[Code that draws figures]
______
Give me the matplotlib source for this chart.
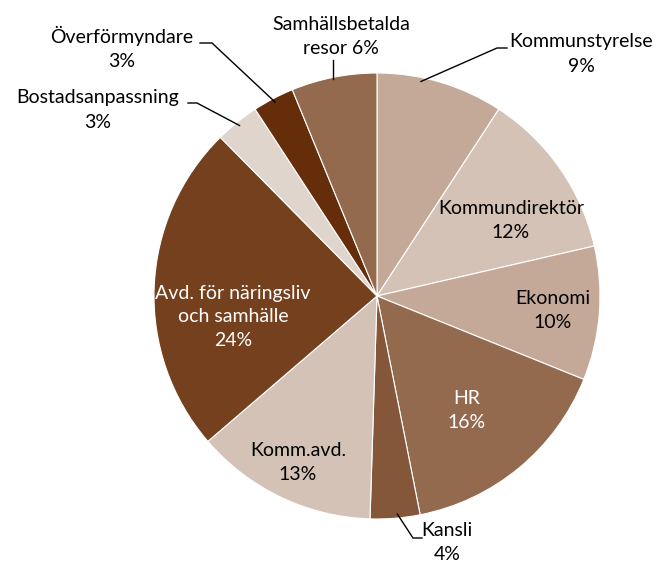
import numpy as np
import matplotlib.pyplot as plt

# data
avdelningar = ['Kommunstyrelse', 'Kommundirektör', 'Ekonomi', 'HR', 'Kansli',
               'Komm.avd.', 'Avd. för näringsliv\noch samhälle', 'Bostadsanpassning',
               'Överförmyndare', 'Samhällsbetalda\nresor']
andel = [9.2, 12.2, 9.7, 15.8, 3.6, 13.2, 23.9, 3.2, 3.0, 6.2]
procent_text = ['9%', '12%', '10%', '16%', '4%', '13%', '24%', '3%', '3%', '6%']

farger = ['#C4A998', '#D3C2B5', '#C4A998', '#936A4E', '#85573A',
          '#D3C2B5', '#74401D', '#E0D5CD', '#652D0A', '#936A4E']

plt.rcParams['font.family'] = ['Lato', 'DejaVu Sans']

W, H = 663, 565
fig = plt.figure(figsize=(W / 100, H / 100), dpi=100)
ax = fig.add_axes([0, 0, 1, 1])

cx, cy, R = 377, H - 296, 223
wedges, _ = ax.pie(andel, colors=farger, startangle=90, counterclock=False,
                   center=(cx, cy), radius=R, frame=True,
                   wedgeprops=dict(edgecolor='white', linewidth=0.8))
ax.set_xlim(0, W)
ax.set_ylim(0, H)
ax.set_aspect('equal')
ax.axis('off')

FS = 14
LS = 1.5

# labels inside the pie (pixel coords, y from top)
inne = {
    1: (511, 220, 'black'),
    2: (553, 311, 'black'),
    3: (467, 410, 'white'),
    5: (298, 462, 'black'),
    6: (233, 317, 'white'),
}
for i, (x, y, c) in inne.items():
    ax.text(x, H - y, avdelningar[i] + '\n' + procent_text[i], ha='center',
            va='center', color=c, fontsize=FS, linespacing=LS)

# labels outside with leader lines
ute = {
    0: (581, 54, [(507, 48), (497, 48)], 0.35),
    4: (447, 542, [(422, 538), (413, 538)], 0.45),
    7: (98, 110, [(188, 103), (197, 103)], 0.5),
    8: (122, 48, [(200, 43), (212, 43)], 0.5),
    9: (341, 36, None, None),
}
kum = np.cumsum([0] + andel)
for i, (x, y, pts, frac) in ute.items():
    sep = ' ' if i == 9 else '\n'
    ax.text(x, H - y, avdelningar[i] + sep + procent_text[i], ha='center',
            va='center', color='black', fontsize=FS, linespacing=LS)
    if pts is None:
        ey = cy + np.sqrt(R ** 2 - (333 - cx) ** 2) - 2
        ax.plot([333, 333], [H - 60, ey], color='black', lw=1)
        continue
    ang = (kum[i] + frac * andel[i]) / 100 * 2 * np.pi
    ex = cx + (R - 4) * np.sin(ang)
    ey = cy + (R - 4) * np.cos(ang)
    xs = [p[0] for p in pts] + [ex]
    ys = [H - p[1] for p in pts] + [ey]
    ax.plot(xs, ys, color='black', lw=1)

plt.savefig('out.png', dpi=100)
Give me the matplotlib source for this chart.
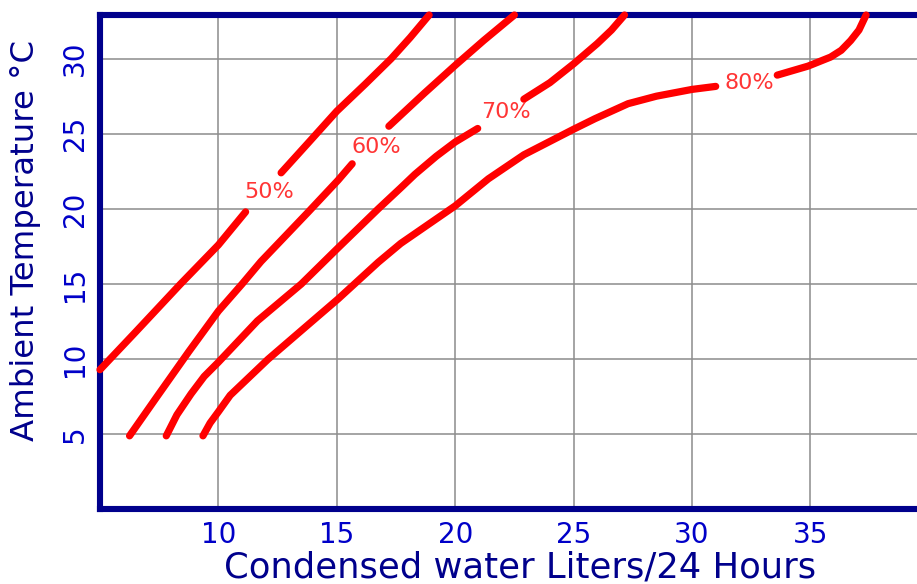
import matplotlib
matplotlib.use("Agg")
import matplotlib.pyplot as plt
import numpy as np

# Condensed water output vs ambient temperature, one curve per relative humidity.
# NaN marks the gap left in each curve for its label.
nan = np.nan
rh50_x = [5.0, 6.5, 8.4, 10.0, 11.15, nan, 12.65, 13.8, 15.0, 16.2, 17.3, 18.1, 18.9]
rh50_y = [9.3, 11.8, 15.0, 17.6, 19.8, nan, 22.4, 24.4, 26.5, 28.3, 30.0, 31.4, 32.9]

rh60_x = [6.25, 7.45, 8.75, 10.0, 11.0, 11.8, 12.65, 13.8, 15.05, 15.65,
          nan, 17.2, 18.7, 20.0, 21.2, 22.5]
rh60_y = [4.9, 7.6, 10.5, 13.2, 15.0, 16.5, 17.9, 19.8, 21.9, 23.0,
          nan, 25.5, 27.7, 29.55, 31.2, 32.9]

rh70_x = [7.8, 8.25, 8.85, 9.4, 10.0, 11.65, 13.5, 15.05, 16.75, 17.7, 18.3, 19.2,
          20.0, 20.95, nan, 22.9, 24.0, 25.0, 26.0, 26.6, 27.15]
rh70_y = [4.9, 6.3, 7.7, 8.85, 9.8, 12.55, 15.0, 17.4, 20.0, 21.4, 22.3, 23.5,
          24.45, 25.35, nan, 27.3, 28.4, 29.65, 31.0, 31.9, 32.9]

rh80_x = [9.35, 9.65, 10.0, 10.5, 11.1, 12.1, 13.5, 15.05, 16.75, 17.7, 20.0, 21.4,
          22.9, 25.0, 25.9, 27.3, 28.5, 30.0, 31.0,
          nan, 33.6, 34.9, 35.85, 36.3, 36.7, 37.05, 37.35]
rh80_y = [4.9, 5.75, 6.5, 7.6, 8.5, 10.0, 11.9, 14.0, 16.45, 17.7, 20.2, 22.0,
          23.6, 25.3, 26.0, 27.0, 27.5, 27.95, 28.15,
          nan, 28.9, 29.5, 30.1, 30.55, 31.2, 31.9, 32.9]

curves = [(rh50_x, rh50_y), (rh60_x, rh60_y), (rh70_x, rh70_y), (rh80_x, rh80_y)]
curve_labels = ["50%", "60%", "70%", "80%"]
label_x = [12.15, 16.65, 22.15, 32.4]
label_y = [21.1, 24.1, 26.45, 28.4]

x_ticks = [10, 15, 20, 25, 30, 35]
y_ticks = [5, 10, 15, 20, 25, 30]

NAVY = "#00008c"
TICK_BLUE = "#0000c8"
RED = "#ff0000"

fig = plt.figure(figsize=(9.17, 5.84), dpi=100)
ax = fig.add_axes([0.109, 0.1276, 0.891, 0.8467])

for (xs, ys) in curves:
    ax.plot(xs, ys, color=RED, linewidth=5.2, solid_capstyle="round",
            solid_joinstyle="round", zorder=3, clip_on=False)
for lab, lx, ly in zip(curve_labels, label_x, label_y):
    ax.text(lx, ly, lab, color="#ff3535", fontsize=16, ha="center", va="center")

ax.set_xlim(5, 39.5)
ax.set_ylim(0, 32.9)
ax.set_xticks(x_ticks)
ax.set_yticks(y_ticks)
ax.grid(True, color="#8c8c8c", linewidth=1.1)
ax.set_axisbelow(True)
ax.tick_params(length=0, labelsize=20, labelcolor=TICK_BLUE)
ax.tick_params(axis="x", pad=8)
ax.tick_params(axis="y", pad=8, labelrotation=90)
for lab in ax.get_yticklabels():
    lab.set_va("center")

for side in ("left", "top", "bottom"):
    ax.spines[side].set_color(NAVY)
    ax.spines[side].set_linewidth(4.4)
ax.spines["right"].set_visible(False)

ax.set_xlabel("Condensed water Liters/24 Hours", fontsize=25.5, color=NAVY,
              va="center")
ax.set_ylabel("Ambient Temperature °C", fontsize=23.3, color=NAVY,
              va="center")
ax.xaxis.set_label_coords(0.514, -0.118)
ax.yaxis.set_label_coords(-0.091, 0.545)

fig.savefig("out.png", dpi=100)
______
TASK DIRECTIONS: Please give again the entries word for word, starting at the first line and ending with the line that contains "ax = fig.add_axes([0, 0, 1, 1])"; include both of those lines but none of the pictures.

REPLY:
Give me the matplotlib source for this chart.
import numpy as np
import matplotlib.pyplot as plt

# data
avdelningar = ['Kommunstyrelse', 'Kommundirektör', 'Ekonomi', 'HR', 'Kansli',
               'Komm.avd.', 'Avd. för näringsliv\noch samhälle', 'Bostadsanpassning',
               'Överförmyndare', 'Samhällsbetalda\nresor']
andel = [9.2, 12.2, 9.7, 15.8, 3.6, 13.2, 23.9, 3.2, 3.0, 6.2]
procent_text = ['9%', '12%', '10%', '16%', '4%', '13%', '24%', '3%', '3%', '6%']

farger = ['#C4A998', '#D3C2B5', '#C4A998', '#936A4E', '#85573A',
          '#D3C2B5', '#74401D', '#E0D5CD', '#652D0A', '#936A4E']

plt.rcParams['font.family'] = ['Lato', 'DejaVu Sans']

W, H = 663, 565
fig = plt.figure(figsize=(W / 100, H / 100), dpi=100)
ax = fig.add_axes([0, 0, 1, 1])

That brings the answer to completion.